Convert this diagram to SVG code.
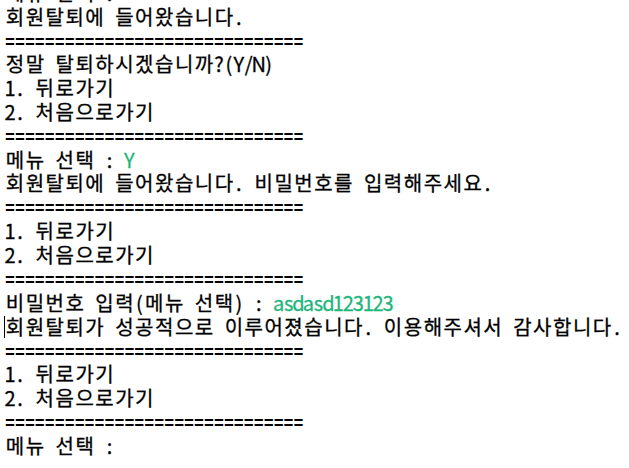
<svg xmlns="http://www.w3.org/2000/svg" xmlns:xlink="http://www.w3.org/1999/xlink" width="629" height="468" viewBox="0 0 629 468">
<style>
.t { font-family: "Noto Sans CJK KR", "Liberation Sans", sans-serif; font-size: 20px; fill: #000; stroke: #000; stroke-width: 0.3px; text-anchor: middle; }
.eq { font-family: "Liberation Mono", "DejaVu Sans Mono", monospace; font-size: 18px; font-weight: bold; fill: #000; text-anchor: start; }
.g { fill: #1DB67A; stroke: #1DB67A; }
</style>
<defs>
<text id="eq" class="eq" x="5" y="0" textLength="298.5" lengthAdjust="spacingAndGlyphs">==============================</text>
<text id="back1" class="t" x="9.98 19.93 29.88 44.8 64.7 84.6 104.5" y="0">1. 뒤로가기</text>
<text id="back2" class="t" x="9.98 19.93 29.88 44.8 64.7 84.6 104.5 124.4 144.3" y="0">2. 처음으로가기</text>
</defs>
<rect x="0" y="0" width="629" height="468" fill="#fff"/>
<g id="console">
<text class="t" x="14.95 34.85 49.78 64.7 84.6 99.53 109.48" y="0.65">메뉴 선택 :</text>
<text class="t" x="14.95 34.85 54.75 74.65 94.55 109.48 124.4 144.3 164.2 184.1 204 223.9 238.83" y="24.5">회원탈퇴에 들어왔습니다.</text>
<use xlink:href="#eq" y="47.5"/>
<text class="t" x="14.95 34.85 49.78 64.7 84.6 104.5 124.4 144.3 164.2 184.1 204 218.93 228.88 238.83 248.78 258.73 268.68" y="72.2">정말 탈퇴하시겠습니까?(Y/N)</text>
<use xlink:href="#back1" y="96.05"/>
<use xlink:href="#back2" y="119.9"/>
<use xlink:href="#eq" y="142.9"/>
<text class="t" x="14.95 34.85 49.78 64.7 84.6 99.53 109.48" y="167.6">메뉴 선택 :<tspan class="g" x="129.38">Y</tspan></text>
<text class="t" x="14.95 34.85 54.75 74.65 94.55 109.48 124.4 144.3 164.2 184.1 204 223.9 238.83 248.78 263.7 283.6 303.5 323.4 343.3 358.23 373.15 393.05 412.95 432.85 452.75 472.65 487.58" y="191.45">회원탈퇴에 들어왔습니다. 비밀번호를 입력해주세요.</text>
<use xlink:href="#eq" y="214.45"/>
<use xlink:href="#back1" y="239.15"/>
<use xlink:href="#back2" y="263"/>
<use xlink:href="#eq" y="286"/>
<text class="t" x="14.95 34.85 54.75 74.65 89.58 104.5 124.4 139.33 154.25 174.15 189.08 204 223.9 238.83 248.78 258.73" y="310.7">비밀번호 입력(메뉴 선택) :<tspan class="g" x="278.63 288.58 298.53 308.48 318.43 328.38 338.33 348.28 358.23 368.18 378.13 388.08">asdasd123123</tspan></text>
<line x1="4.5" y1="316" x2="4.5" y2="338" stroke="#000" stroke-width="1"/>
<text class="t" x="14.95 34.85 54.75 74.65 94.55 109.48 124.4 144.3 164.2 184.1 204 218.93 233.85 253.75 273.65 293.55 313.45 333.35 353.25 368.18 378.13 393.05 412.95 432.85 452.75 472.65 492.55 507.48 522.4 542.3 562.2 582.1 602 616.93" y="334.55">회원탈퇴가 성공적으로 이루어졌습니다. 이용해주셔서 감사합니다.</text>
<use xlink:href="#eq" y="357.55"/>
<use xlink:href="#back1" y="382.25"/>
<use xlink:href="#back2" y="406.1"/>
<use xlink:href="#eq" y="429.1"/>
<text class="t" x="14.95 34.85 49.78 64.7 84.6 99.53 109.48" y="453.8">메뉴 선택 :</text>
</g>
</svg>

INSTRUCTIONS TO FOLLOW:
Transcribe the material exactly, and leave out whatever pictures it holds.

RESPONSE TO THIS TASK:
Convert this diagram to SVG code.
<svg xmlns="http://www.w3.org/2000/svg" xmlns:xlink="http://www.w3.org/1999/xlink" width="629" height="468" viewBox="0 0 629 468">
<style>
.t { font-family: "Noto Sans CJK KR", "Liberation Sans", sans-serif; font-size: 20px; fill: #000; stroke: #000; stroke-width: 0.3px; text-anchor: middle; }
.eq { font-family: "Liberation Mono", "DejaVu Sans Mono", monospace; font-size: 18px; font-weight: bold; fill: #000; text-anchor: start; }
.g { fill: #1DB67A; stroke: #1DB67A; }
</style>
<defs>
<text id="eq" class="eq" x="5" y="0" textLength="298.5" lengthAdjust="spacingAndGlyphs">==============================</text>
<text id="back1" class="t" x="9.98 19.93 29.88 44.8 64.7 84.6 104.5" y="0">1. 뒤로가기</text>
<text id="back2" class="t" x="9.98 19.93 29.88 44.8 64.7 84.6 104.5 124.4 144.3" y="0">2. 처음으로가기</text>
</defs>
<rect x="0" y="0" width="629" height="468" fill="#fff"/>
<g id="console">
<text class="t" x="14.95 34.85 49.78 64.7 84.6 99.53 109.48" y="0.65">메뉴 선택 :</text>
<text class="t" x="14.95 34.85 54.75 74.65 94.55 109.48 124.4 144.3 164.2 184.1 204 223.9 238.83" y="24.5">회원탈퇴에 들어왔습니다.</text>
<use xlink:href="#eq" y="47.5"/>
<text class="t" x="14.95 34.85 49.78 64.7 84.6 104.5 124.4 144.3 164.2 184.1 204 218.93 228.88 238.83 248.78 258.73 268.68" y="72.2">정말 탈퇴하시겠습니까?(Y/N)</text>
<use xlink:href="#back1" y="96.05"/>
<use xlink:href="#back2" y="119.9"/>
<use xlink:href="#eq" y="142.9"/>
<text class="t" x="14.95 34.85 49.78 64.7 84.6 99.53 109.48" y="167.6">메뉴 선택 :<tspan class="g" x="129.38">Y</tspan></text>
<text class="t" x="14.95 34.85 54.75 74.65 94.55 109.48 124.4 144.3 164.2 184.1 204 223.9 238.83 248.78 263.7 283.6 303.5 323.4 343.3 358.23 373.15 393.05 412.95 432.85 452.75 472.65 487.58" y="191.45">회원탈퇴에 들어왔습니다. 비밀번호를 입력해주세요.</text>
<use xlink:href="#eq" y="214.45"/>
<use xlink:href="#back1" y="239.15"/>
<use xlink:href="#back2" y="263"/>
<use xlink:href="#eq" y="286"/>
<text class="t" x="14.95 34.85 54.75 74.65 89.58 104.5 124.4 139.33 154.25 174.15 189.08 204 223.9 238.83 248.78 258.73" y="310.7">비밀번호 입력(메뉴 선택) :<tspan class="g" x="278.63 288.58 298.53 308.48 318.43 328.38 338.33 348.28 358.23 368.18 378.13 388.08">asdasd123123</tspan></text>
<line x1="4.5" y1="316" x2="4.5" y2="338" stroke="#000" stroke-width="1"/>
<text class="t" x="14.95 34.85 54.75 74.65 94.55 109.48 124.4 144.3 164.2 184.1 204 218.93 233.85 253.75 273.65 293.55 313.45 333.35 353.25 368.18 378.13 393.05 412.95 432.85 452.75 472.65 492.55 507.48 522.4 542.3 562.2 582.1 602 616.93" y="334.55">회원탈퇴가 성공적으로 이루어졌습니다. 이용해주셔서 감사합니다.</text>
<use xlink:href="#eq" y="357.55"/>
<use xlink:href="#back1" y="382.25"/>
<use xlink:href="#back2" y="406.1"/>
<use xlink:href="#eq" y="429.1"/>
<text class="t" x="14.95 34.85 49.78 64.7 84.6 99.53 109.48" y="453.8">메뉴 선택 :</text>
</g>
</svg>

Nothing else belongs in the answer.